The Ragdoll: No idea of where their body exists in space and time. Most likely to swim over the black line and depaddle you every 50 yards. Do not attempt to swim with this person during sets of IM.
The Kid: Anyone under 25 that swims with the team. Isn't there a kids team?
The Jackhole: The guy that dives in with a giant splash covering you in ass cold water while you sit at the edge of the pool slowly putting one inch of your body at a time into the ass cold water. The only word missing from jackhole is – ass.
The Overachiever: Anyone that swims at practice before 6 am, see also Not Human.
The Open Turner: See The Triathlete.
The Swirling Vortex: Not so much a person but a lane – any time you find yourself swimming against the wall with more than 3 other swimmers. Add extra swirl if you are doing a set of IM.
“You Don’t Want To Swim With Them”: Every team has one. The person that you approach to swim in a lane with while the coach secretly shakes their head and widens their eyes to warn you that under no circumstances do you want to swim with this person because of erratic behavior, ie., The WallFlower, The Tub Toy, The Editor.
The Snotter/Spitter/Pisser: You may have seen it or you just have a feeling that they are leaving something from their body in this pool.
The Tow Rope: Always right on your feet but will never take over the lead; similar to The Sandbagger.

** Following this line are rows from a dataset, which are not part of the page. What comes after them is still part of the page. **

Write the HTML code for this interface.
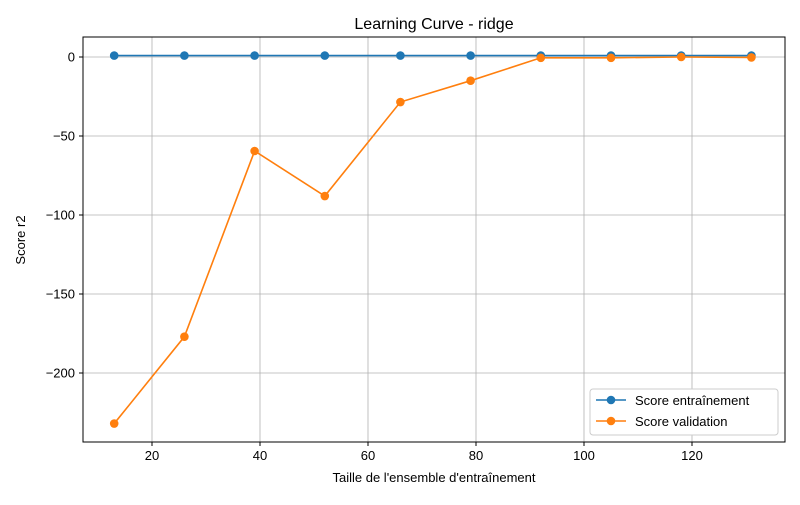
<!DOCTYPE html>
<html><head><meta charset="utf-8"><style>
body{margin:0;background:#fff;font-family:"Liberation Sans",sans-serif;}
</style></head><body>
<svg id="chart" width="800" height="500" xmlns="http://www.w3.org/2000/svg">
<text x="434" y="29" text-anchor="middle" font-size="16">Learning Curve - ridge</text>
<g id="grid"></g>
<g id="axes"></g>
<g id="series"></g>
<text x="434" y="482" text-anchor="middle" font-size="13">Taille de l'ensemble d'entraînement</text>
<text x="25" y="240" text-anchor="middle" font-size="13" transform="rotate(-90 25 240)">Score r2</text>
<g>
<rect x="590" y="389" width="188" height="46" fill="#fff" stroke="#ccc" rx="3"/>
<g>
<line x1="596" y1="400" x2="626" y2="400" stroke="#1f77b4" stroke-width="1.6"/><circle cx="611" cy="400" r="4.3" fill="#1f77b4"/>
<text x="635" y="405" font-size="13">Score entraînement</text></g>
<g>
<line x1="596" y1="421" x2="626" y2="421" stroke="#ff7f0e" stroke-width="1.6"/><circle cx="611" cy="421" r="4.3" fill="#ff7f0e"/>
<text x="635" y="426" font-size="13">Score validation</text></g>
</g>
</svg>
<script>
const trainSizes=[13,26,39,52,66,79,92,105,118,131];
const trainScores=[0.9,0.9,0.9,0.9,0.9,0.9,0.9,0.9,0.9,0.9];
const valScores=[-232,-177,-59.5,-88,-28.5,-15,-0.5,-0.5,0,-0.3];
const xTicks=[20,40,60,80,100,120];
const yTicks=[0,-50,-100,-150,-200];
const L=83,R=785,T=37,B=442;
const sx=v=>152+(v-20)*5.4;
const sy=v=>57-v*1.58;
const NS="http://www.w3.org/2000/svg";
function mk(t,a,p){const e=document.createElementNS(NS,t);for(const k in a)e.setAttribute(k,a[k]);p.appendChild(e);return e;}
const grid=document.getElementById('grid'),axes=document.getElementById('axes'),ser=document.getElementById('series');
xTicks.forEach(v=>{const x=sx(v);
const g=mk('line',{x1:x,x2:x,y1:T,y2:B,stroke:'#b0b0b0','stroke-width':0.8},grid);


mk('line',{x1:x,x2:x,y1:B,y2:B+4,stroke:'#000'},axes);
const t=mk('text',{x:x,y:B+18,'text-anchor':'middle','font-size':13},axes);t.textContent=v;

});
yTicks.forEach(v=>{const y=sy(v);
const g=mk('line',{x1:L,x2:R,y1:y,y2:y,stroke:'#b0b0b0','stroke-width':0.8},grid);


mk('line',{x1:L-4,x2:L,y1:y,y2:y,stroke:'#000'},axes);
const t=mk('text',{x:L-8,y:y+4.5,'text-anchor':'end','font-size':13},axes);t.textContent=v<0?'\u2212'+(-v):v;

});
const fr=mk('rect',{x:L,y:T,width:R-L,height:B-T,fill:'none',stroke:'#000','stroke-width':1},axes);


function series(vals,color,name){
const pl=mk('polyline',{points:trainSizes.map((x,i)=>sx(x)+','+sy(vals[i])).join(' '),fill:'none',stroke:color,'stroke-width':1.6},ser);


trainSizes.forEach((x,i)=>{const c=mk('circle',{cx:sx(x),cy:sy(vals[i]),r:4.3,fill:color},ser);

});}
series(trainScores,'#1f77b4','train');
series(valScores,'#ff7f0e','validation');
</script>
</body></html>
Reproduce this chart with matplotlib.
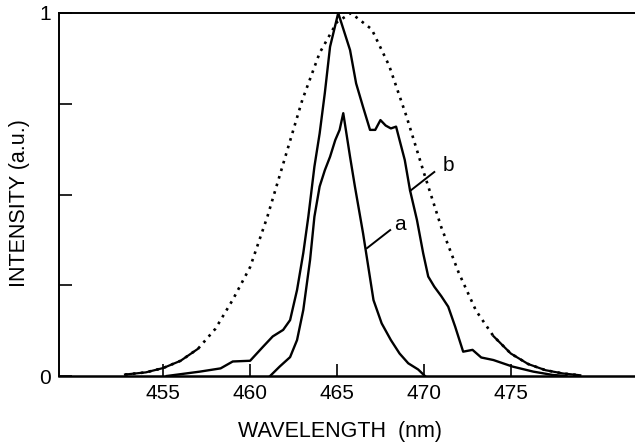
import numpy as np
import matplotlib
matplotlib.use("Agg")
import matplotlib.pyplot as plt

plt.rcParams['font.family'] = ['Liberation Sans', 'DejaVu Sans']

# dotted reference curve
ref_wl = [452.8, 454, 455, 456, 457, 458, 459, 460, 461, 462, 463, 464, 465, 465.8,
          467, 468, 469, 470, 471, 472, 473, 474, 475, 476, 477, 478, 479]
ref_int = [0.004, 0.010, 0.022, 0.042, 0.075, 0.13, 0.21, 0.30, 0.44, 0.60, 0.76, 0.89, 0.975, 1.0,
           0.955, 0.855, 0.715, 0.56, 0.41, 0.285, 0.18, 0.11, 0.062, 0.033, 0.016, 0.007, 0.002]

# curve b
b_wl = [455.2, 457.1, 458.3, 459.0, 460.0, 460.75, 461.3, 461.9, 462.3, 462.7, 463.06, 463.35,
        463.7, 464.0, 464.3, 464.6, 465.07, 465.75, 466.1, 466.5, 466.9, 467.2, 467.5, 467.8,
        468.1, 468.4, 468.6, 468.9, 469.2, 469.6, 469.96, 470.25, 470.6, 471.0, 471.4, 471.8,
        472.26, 472.8, 473.3, 474.0, 475.1, 476.3, 477.4, 478.2]
b_int = [0.0, 0.012, 0.021, 0.04, 0.042, 0.081, 0.109, 0.127, 0.154, 0.237, 0.339, 0.439,
         0.577, 0.668, 0.78, 0.907, 1.0, 0.898, 0.806, 0.741, 0.678, 0.678, 0.705, 0.69,
         0.682, 0.687, 0.65, 0.595, 0.512, 0.43, 0.338, 0.274, 0.246, 0.22, 0.191, 0.136,
         0.067, 0.072, 0.051, 0.044, 0.026, 0.012, 0.003, 0.0]

# curve a
a_wl = [461.15, 461.7, 462.3, 462.7, 463.06, 463.45, 463.7, 464.0, 464.3, 464.6, 464.9,
        465.15, 465.36, 465.75, 466.03, 466.3, 466.5, 466.8, 467.1, 467.57, 468.1, 468.6,
        469.1, 469.67, 470.06]
a_int = [0.0, 0.026, 0.052, 0.099, 0.182, 0.32, 0.439, 0.522, 0.567, 0.604, 0.65,
         0.678, 0.724, 0.604, 0.522, 0.448, 0.393, 0.301, 0.209, 0.145, 0.099, 0.062,
         0.035, 0.018, 0.0]

xticks = [455, 460, 465, 470, 475]
yticks = [0, 0.25, 0.5, 0.75, 1]
ytick_labels = ["0", "", "", "", "1"]

fig = plt.figure(figsize=(6.35, 4.42), dpi=100)
ax = fig.add_axes([59 / 635, 1 - 376 / 442, 576 / 635, 363 / 442])

ref_wl = np.array(ref_wl)
ref_int = np.array(ref_int)
ax.plot(ref_wl, ref_int, color='black', lw=1.9, linestyle=(0, (1, 2)))
# the tails of the reference curve look solid
tail = np.where(ref_int < 0.12, ref_int, np.nan)
ax.plot(ref_wl, tail, color='black', lw=1.6)

ax.plot(b_wl, b_int, color='black', lw=1.7)
ax.plot(a_wl, a_int, color='black', lw=1.7)

# labels with leader lines
ax.plot([469.21, 470.6], [0.51, 0.562], color='black', lw=1.4)
ax.text(471.4, 0.58, "b", fontsize=15, ha='center', va='center')
ax.plot([466.72, 468.06], [0.352, 0.402], color='black', lw=1.4)
ax.text(468.6, 0.418, "a", fontsize=15, ha='center', va='center')

ax.set_xlim(449.0, 482.15)
ax.set_ylim(0, 1)
ax.set_xticks(xticks)
ax.set_yticks(yticks)
ax.set_yticklabels(ytick_labels)
ax.tick_params(direction='in', length=9, width=1.2, labelsize=15, pad=6)
ax.spines['right'].set_visible(False)
ax.spines['bottom'].set_linewidth(1.8)
ax.spines['top'].set_linewidth(1.4)
ax.spines['left'].set_linewidth(1.4)

fig.text(19.5 / 635, 1 - 203.5 / 442, "INTENSITY (a.u.)", rotation=90,
         ha='center', va='center', fontsize=15.5)
fig.text(340 / 635, 1 - 431 / 442, "WAVELENGTH  (nm)", ha='center', va='center',
         fontsize=15.5)

fig.savefig("out.png", dpi=100)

The Newbie: New to masters, new to the pool, heck new to this world. No idea what it means to swim 100's on the 1:45 or to send off on the :30. "Descend" is what you do when you walk down stairs. "Making the interval" is something you do in math class. Help this person, will you? Because we have all been there.
Each person adds more to each swim practice. Without them, practice would be missing the fun and flavor of mixed personalities. With them, it becomes an entertaining experience reminding you that everyone brings something different to the pool though they all come for the same reason - to swim!